Les deux points forts de nos expositions furent à n’en pas douter, les fêtes médiévales Saint-Louis (août 1973) et le Ve centenaire d’Anne de Beaujeu (août 1983). Il faut ajouter l’exposition du 150e anniversaire de l’ouverture de la Caisse d’Epargne de Gien marqué, en octobre 1985, par une exposition confiée entièrement à notre société, avec la rédaction d’une histoire de cette caisse éditée en plaquette, œuvre de M. Marcel PETIT. M. Marcel PETIT est également l’auteur d’une petite histoire de Gien. En 48 pages illustrées, tout est dit de notre histoire et son prix, voulu modique, en assure une bonne diffusion. M. Marcel CHAMPAULT qui a accumulé une importante documentation tant écrite qu’iconographique, a publié en supplément de nos bulletins une brochure, également bien illustrée, sur les Combats de Gien, 15-19 juin 1940, travail remarquable édité en mai 1983.

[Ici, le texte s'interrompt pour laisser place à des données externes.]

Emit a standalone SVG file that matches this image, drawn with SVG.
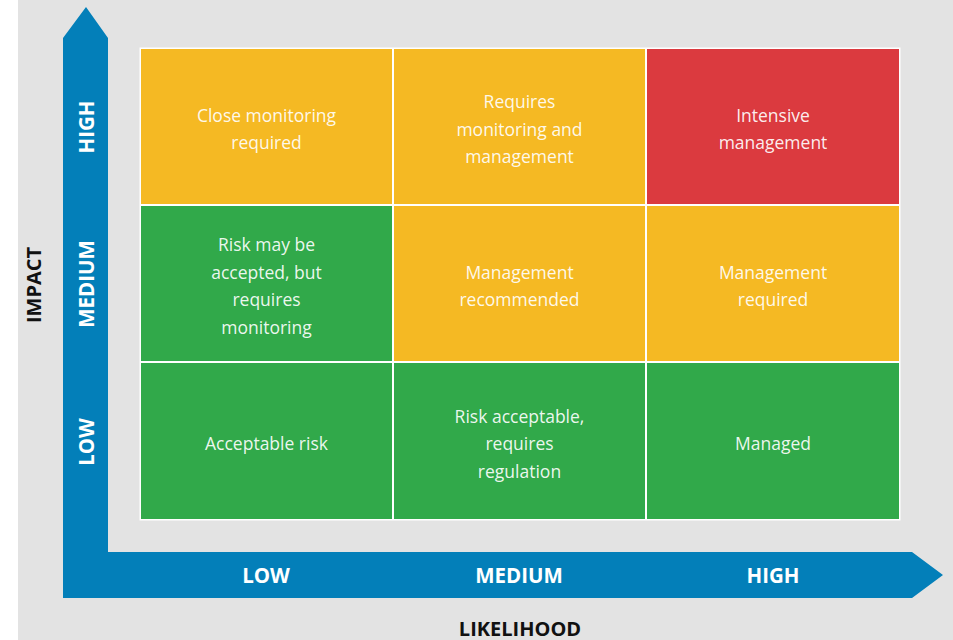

Nous avons aussi présenté, lors du comice agricole de Gien en 1984, des documents provenant des Archives départementales du Loiret dont les premiers plans cadastraux des 12 communes du canton de Gien. Pour le comice de juillet 1990, à partir de macrophotographies de monnaies antiques, un bestiaire d’animaux domestiques ou familiers était exposé dans notre salle de séances, de même qu’en juillet 1989 une présentation intitulée : « Grandeur et misère des Assignats » marquait notre contribution aux manifestations du bicentenaire de 1789.

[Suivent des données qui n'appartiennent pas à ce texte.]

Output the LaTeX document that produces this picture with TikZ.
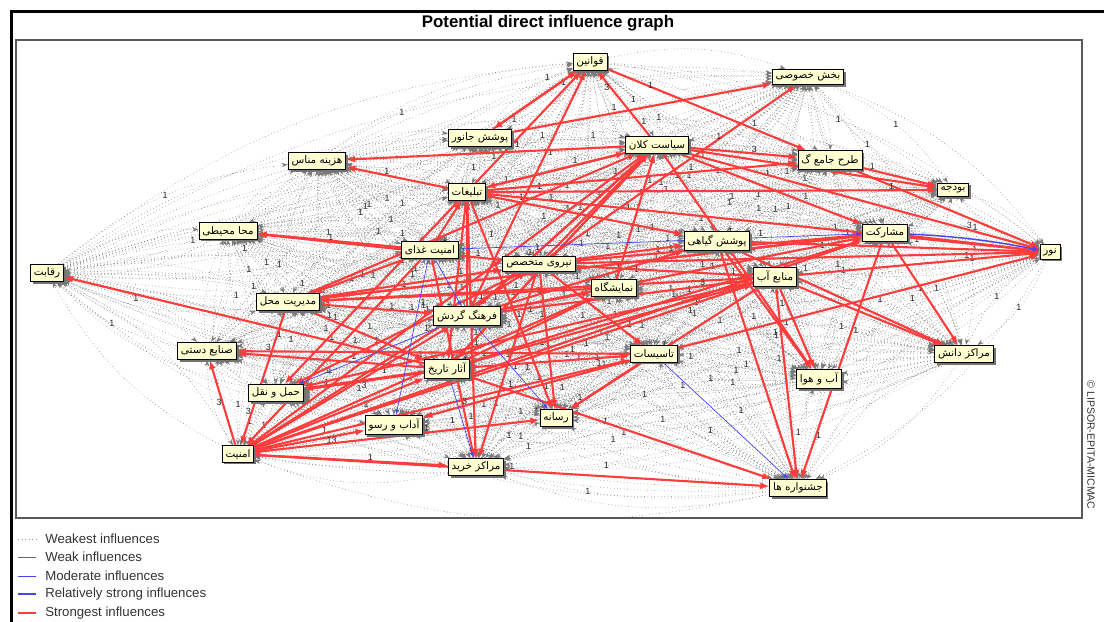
\documentclass[tikz,border=0pt]{standalone}
\usepackage{fontspec}
\setmainfont{Liberation Sans}
\newfontfamily\farsi[Script=Arabic]{DejaVu Sans}
\TeXXeTstate=1
\newcommand\fa[1]{{\farsi\beginR #1\endR}}
\usetikzlibrary{arrows.meta,shadows}
\definecolor{vbox}{RGB}{255,255,210}
\definecolor{strongred}{RGB}{255,60,60}
\definecolor{modblue}{RGB}{70,70,235}
\pgfdeclarelayer{bg}
\pgfsetlayers{bg,main}

\begin{document}
\begin{tikzpicture}[x={(0.025cm,0)},y={(0,-0.025cm)},
		var/.style={draw=black,fill=vbox,line width=0.6pt,inner sep=2.4pt,
			font=\fontsize{7.4}{8.5}\selectfont,
			drop shadow={shadow xshift=1.6pt,shadow yshift=-1.6pt,fill=black!55,opacity=1}},
		weakest/.style={draw=black!52,dotted,line width=0.4pt,-{Stealth[length=4.5pt,width=3pt]}},
		strongest/.style={draw=strongred,line width=1.5pt,-{Latex[length=6.5pt,width=5pt]}},
		moderate/.style={draw=modblue,line width=0.5pt,-{Latex[length=4pt,width=3pt]}},
		relstrong/.style={draw=modblue,line width=1pt,-{Latex[length=5pt,width=4pt]}},
		num/.style={font=\fontsize{6.4}{7}\selectfont,inner sep=0pt,text=black!85},
		legend/.style={anchor=west,inner sep=0pt,font=\fontsize{9.4}{10}\selectfont,text=black!80}]
		
		\useasboundingbox (0,0) rectangle (1104,622);
		\draw[line width=2.2pt] (11.5,622) -- (11.5,11.5) -- (1104,11.5);
		\draw[black!65,line width=0.8pt] (16,40) rectangle (1082,518);
		\node (title) at (548,23) {\fontsize{12}{13}\selectfont\bfseries Potential direct influence graph};
		\node[rotate=-90,font=\fontsize{7.5}{8}\selectfont,text=black!80] (copyr) at (1091,445) {© LIPSOR-EPITA-MICMAC};
		
		\node[var] (qavanin)    at (590,62)  {\fa{قوانین}};
		\node[var] (khosusi)    at (808,77)  {\fa{بخش خصوصی}};
		\node[var] (janvar)     at (480,138) {\fa{پوشش جانور}};
		\node[var] (siasat)     at (657,145) {\fa{سیاست کلان}};
		\node[var] (hazine)     at (317,161) {\fa{هزینه مناس}};
		\node[var] (tarh)       at (830,160) {\fa{طرح جامع گ}};
		\node[var] (tablig)     at (467,192) {\fa{تبلیغات}};
		\node[var] (budje)      at (953,190) {\fa{بودجه}};
		\node[var] (mohiti)     at (228,231) {\fa{محا محیطی}};
		\node[var] (mosharekat) at (885,233) {\fa{مشارکت}};
		\node[var] (ghaza)      at (430,250) {\fa{امنیت غذای}};
		\node[var] (giahi)      at (717,241) {\fa{پوشش گیاهی}};
		\node[var] (nur)        at (1050,252) {\fa{نور}};
		\node[var] (reghabat)   at (47,273)  {\fa{رقابت}};
		\node[var] (niru)       at (539,264) {\fa{نیروی متخصص}};
		\node[var] (ab)         at (775,277) {\fa{منابع آب}};
		\node[var] (namayesh)   at (614,288) {\fa{نمایشگاه}};
		\node[var] (modiriat)   at (288,302) {\fa{مدیریت محل}};
		\node[var] (farhang)    at (467,316) {\fa{فرهنگ گردش}};
		\node[var] (sanaye)     at (207,351) {\fa{صنایع دستی}};
		\node[var] (tasisat)    at (654,354) {\fa{تاسیسات}};
		\node[var] (danesh)     at (964,354) {\fa{مراکز دانش}};
		\node[var] (asar)       at (447,369) {\fa{آثار تاریخ}};
		\node[var] (havva)      at (819,379) {\fa{آب و هوا}};
		\node[var] (haml)       at (276,393) {\fa{حمل و نقل}};
		\node[var] (resane)     at (556,418) {\fa{رسانه}};
		\node[var] (adab)       at (394,425) {\fa{آداب و رسو}};
		\node[var] (amniat)     at (238,454) {\fa{امنیت}};
		\node[var] (kharid)     at (476,467) {\fa{مراکز خرید}};
		\node[var] (jashn)      at (798,488) {\fa{جشنواره ها}};
		
		\def\vlist{qavanin,khosusi,janvar,siasat,hazine,tarh,tablig,budje,mohiti,mosharekat,ghaza,giahi,nur,reghabat,niru,ab,namayesh,modiriat,farhang,sanaye,tasisat,danesh,asar,havva,haml,resane,adab,amniat,kharid,jashn}
		
		\begin{pgfonlayer}{bg}
		\begin{scope}
			\clip (16,40) rectangle (1082,518);
			\foreach \a [count=\i] in \vlist {
				\foreach \b [count=\j] in \vlist {
					\ifnum\i<\j
					\pgfmathtruncatemacro\ka{mod(\i+2*\j,3)}
					\pgfmathtruncatemacro\kb{mod(2*\i+\j,3)}
					\ifnum\ka=0 \def\la{1}\else\def\la{}\fi
					\ifnum\kb=0 \def\lb{1}\else\def\lb{}\fi
					\draw[weakest] (\a) to[bend left=16] node[num,pos=.5]{\la} (\b);
					\draw[weakest] (\b) to[bend left=16] node[num,pos=.5]{\lb} (\a);
					\fi
				}
			}
		\end{scope}
		
		\draw[strongest] (janvar) -- node[num,pos=.8,right]{1} (qavanin);
		\draw[strongest] (qavanin) -- (janvar);
		\draw[strongest] (siasat) -- node[num,pos=.75,left]{3} (qavanin);
		\draw[strongest] (tablig) -- (qavanin);
		\draw[strongest] (farhang) -- (qavanin);
		\draw[strongest] (qavanin) -- node[num,pos=.2,right]{1} (tarh);
		\draw[strongest] (janvar) -- (khosusi);
		\draw[strongest] (niru) -- node[num,pos=.7,left]{1} (khosusi);
		\draw[strongest] (siasat) -- (hazine);
		\draw[strongest] (tablig) -- node[num,pos=.6,above]{1} (hazine);
		\draw[strongest] (ghaza) -- (mohiti);
		\draw[strongest] (niru) -- node[num,pos=.7,above]{1} (mohiti);
		\draw[strongest] (asar) -- (reghabat);
		\draw[strongest] (amniat) -- node[num,pos=.5,left]{3} (sanaye);
		\draw[strongest] (asar) -- (sanaye);
		\draw[strongest] (tasisat) -- node[num,pos=.92,above]{3} (sanaye);
		\draw[strongest,line width=2.2pt] (asar) -- node[num,pos=.5,below]{3} (haml);
		\draw[strongest] (tablig) -- (haml);
		\draw[strongest] (niru) -- (haml);
		\draw[strongest] (ab) -- (haml);
		\draw[strongest] (ghaza) -- (modiriat);
		\draw[strongest] (namayesh) -- (modiriat);
		\draw[strongest] (mosharekat) -- (modiriat);
		\draw[strongest] (modiriat) -- node[num,pos=.75,left]{3} (amniat);
		\draw[strongest] (ghaza) -- (amniat);
		\draw[strongest] (amniat) -- node[num,pos=.7,below]{13} (adab);
		\draw[strongest] (amniat) -- node[num,pos=.6,above]{1} (kharid);
		\draw[strongest] (amniat) -- node[num,pos=.5,above]{1} (jashn);
		\draw[strongest] (amniat) -- (asar);
		\draw[strongest] (amniat) -- (tasisat);
		\draw[strongest] (amniat) -- (niru);
		\draw[strongest] (amniat) -- (ab);
		\draw[strongest] (amniat) -- (mosharekat);
		\draw[strongest] (amniat) -- (namayesh);
		\draw[strongest] (amniat) -- (farhang);
		\draw[strongest] (amniat) -- node[num,pos=.6,above]{3} (resane);
		\draw[strongest] (amniat) -- (siasat);
		\draw[strongest] (tasisat) -- (resane);
		\draw[strongest] (niru) -- (resane);
		\draw[strongest] (ab) -- (resane);
		\draw[strongest] (tablig) -- (resane);
		\draw[strongest] (niru) -- (kharid);
		\draw[strongest] (tablig) -- (kharid);
		\draw[strongest] (ghaza) -- (kharid);
		\draw[strongest] (ab) -- (jashn);
		\draw[strongest] (mosharekat) -- (jashn);
		\draw[strongest] (giahi) -- (jashn);
		\draw[strongest] (asar) -- (jashn);
		\draw[strongest] (ab) -- (havva);
		\draw[strongest] (giahi) -- (havva);
		\draw[strongest] (siasat) -- (havva);
		\draw[strongest] (mosharekat) -- (danesh);
		\draw[strongest] (ab) -- (danesh);
		\draw[strongest] (giahi) -- (danesh);
		\draw[strongest] (mosharekat) -- node[num,pos=.5,below]{3} (nur);
		\draw[strongest] (tarh) -- (nur);
		\draw[strongest] (siasat) -- node[num,pos=.8,above]{3} (nur);
		\draw[strongest] (tablig) -- (nur);
		\draw[strongest] (ab) -- node[num,pos=.7,above]{1} (nur);
		\draw[strongest] (giahi) -- (nur);
		\draw[strongest] (tasisat) -- (nur);
		\draw[strongest] (niru) -- (nur);
		\draw[strongest] (tarh) -- (budje);
		\draw[strongest] (siasat) -- (budje);
		\draw[strongest] (tablig) -- node[num,pos=.9,above]{1} (budje);
		\draw[strongest] (niru) -- (mosharekat);
		\draw[strongest] (siasat) -- (mosharekat);
		\draw[strongest] (farhang) -- (mosharekat);
		\draw[strongest] (asar) -- (mosharekat);
		\draw[strongest] (modiriat) -- (mosharekat);
		\draw[strongest] (siasat) -- node[num,pos=.6,above]{3} (tarh);
		\draw[strongest] (tablig) -- (tarh);
		\draw[strongest] (tablig) -- (siasat);
		\draw[strongest] (farhang) -- (siasat);
		\draw[strongest] (asar) -- (siasat);
		\draw[strongest] (niru) -- (siasat);
		\draw[strongest] (modiriat) -- (siasat);
		\draw[strongest] (namayesh) -- (siasat);
		\draw[strongest] (siasat) -- (tablig);
		\draw[strongest] (farhang) -- (tablig);
		\draw[strongest] (ghaza) -- (tablig);
		\draw[strongest] (niru) -- (giahi);
		\draw[strongest] (tablig) -- (giahi);
		\draw[strongest] (farhang) -- (giahi);
		\draw[strongest] (asar) -- (ab);
		\draw[strongest] (modiriat) -- (ab);
		\draw[strongest] (farhang) -- node[num,pos=.8,above]{3} (ab);
		\draw[strongest] (niru) -- (ab);
		\draw[strongest] (modiriat) -- (niru);
		\draw[strongest] (farhang) -- (namayesh);
		\draw[strongest] (asar) -- (namayesh);
		\draw[strongest] (modiriat) -- (farhang);
		\draw[strongest] (siasat) -- (farhang);
		\draw[strongest] (asar) -- (tasisat);
		\draw[strongest] (niru) -- (tasisat);
		\draw[strongest] (modiriat) -- (asar);
		\draw[strongest] (tablig) -- (asar);
		\draw[strongest] (siasat) -- (asar);
		\draw[strongest] (tasisat) -- node[num,pos=.8,above]{3} (adab);
		
		\draw[moderate] (ghaza) -- (adab);
		\draw[moderate] (asar) -- (kharid);
		\draw[moderate] (tasisat) -- (jashn);
		\draw[moderate] (farhang) -- (haml);
		\draw[moderate] (ghaza) -- (farhang);
		\draw[moderate] (ghaza) -- (mosharekat);
		\draw[moderate] (farhang) -- (resane);
		\draw[relstrong] (mosharekat) to[bend left=4] (nur);
		\end{pgfonlayer}
		
		\draw[black!40,dotted,line width=0.5pt] (18,539) -- (36,539);
		\draw[black!60,line width=0.5pt] (18,557) -- (36,557);
		\draw[modblue,line width=0.5pt] (18,576) -- (36,576);
		\draw[modblue,line width=1.2pt] (18,594) -- (36,594);
		\draw[strongred,line width=1.2pt] (18,613) -- (36,613);
		\node[legend] (leg1) at (45,539) {Weakest influences};
		\node[legend] (leg2) at (45,557) {Weak influences};
		\node[legend] (leg3) at (45,576) {Moderate influences};
		\node[legend] (leg4) at (45,594) {Relatively strong influences};
		\node[legend] (leg5) at (45,613) {Strongest influences};
		
\end{tikzpicture}
\end{document}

Il faut citer pour être complet, la réalisation d’un diaporama riche en documents évocateurs et souvent émouvants, de ce que furent les journées de juin 1940, œuvre de Mme et M. Marcel CHAMPAULT et de leur fils. Ce diaporama projeté de nombreuses fois à Gien, et en dehors de Gien (jusqu’à Tours) sans oublier sa présentation dans les écoles, eut comme conséquence le montage de deux importantes expositions, l’une au Centre Anne-de-Beaujeu il y a déjà 6 années, en complément du diaporama présenté pour la première fois le 14 mars 1985. La deuxième exposition installée à la salle des fêtes en juin 1990 était un indispensable complément à la commémoration du 50e anniversaire des combats de Gien.
Que dire de nos bulletins ? Ils sont modestes en nombre (34) et deux numéros hors-série. Et c’est ici le moment de rendre hommage à Georges LOISEAU, modeste artisan giennois, qui payant de ses deniers des recherches de documents dans les grands dépôts d’archives, a donné 17 études, toutes d’histoire locale. Un Orléanais, mais qui très souvent venait dans notre Giennois pour prospecter, prendre contact, étudier, dessiner aux fins de publications d’états et d’inventaires, a donné à nos bulletins des travaux toujours consultés avec profit, je veux parler de M. l’abbé André NOUEZ. Ce sont de remarquables études allant de la préhistoire au gallo-romain. Décédé le 17 février 1971, notre société prit l’initiative, en collaboration avec la Société Archéologique de l’Orléanais et l’Association des Naturalistes Orléanais et de la Loire moyenne (dont il fut l’un des fondateurs), de publier un numéro spécial de « Mélanges à la mémoire de l’abbé André Nouel », édité courant 1972.
Je ne peux, évidemment, prolonger cette énumération sinon préciser que ce sont une trentaine d’auteurs qui ont publié dans nos pages 170 études dont 9 représentent la totalité d’un bulletin.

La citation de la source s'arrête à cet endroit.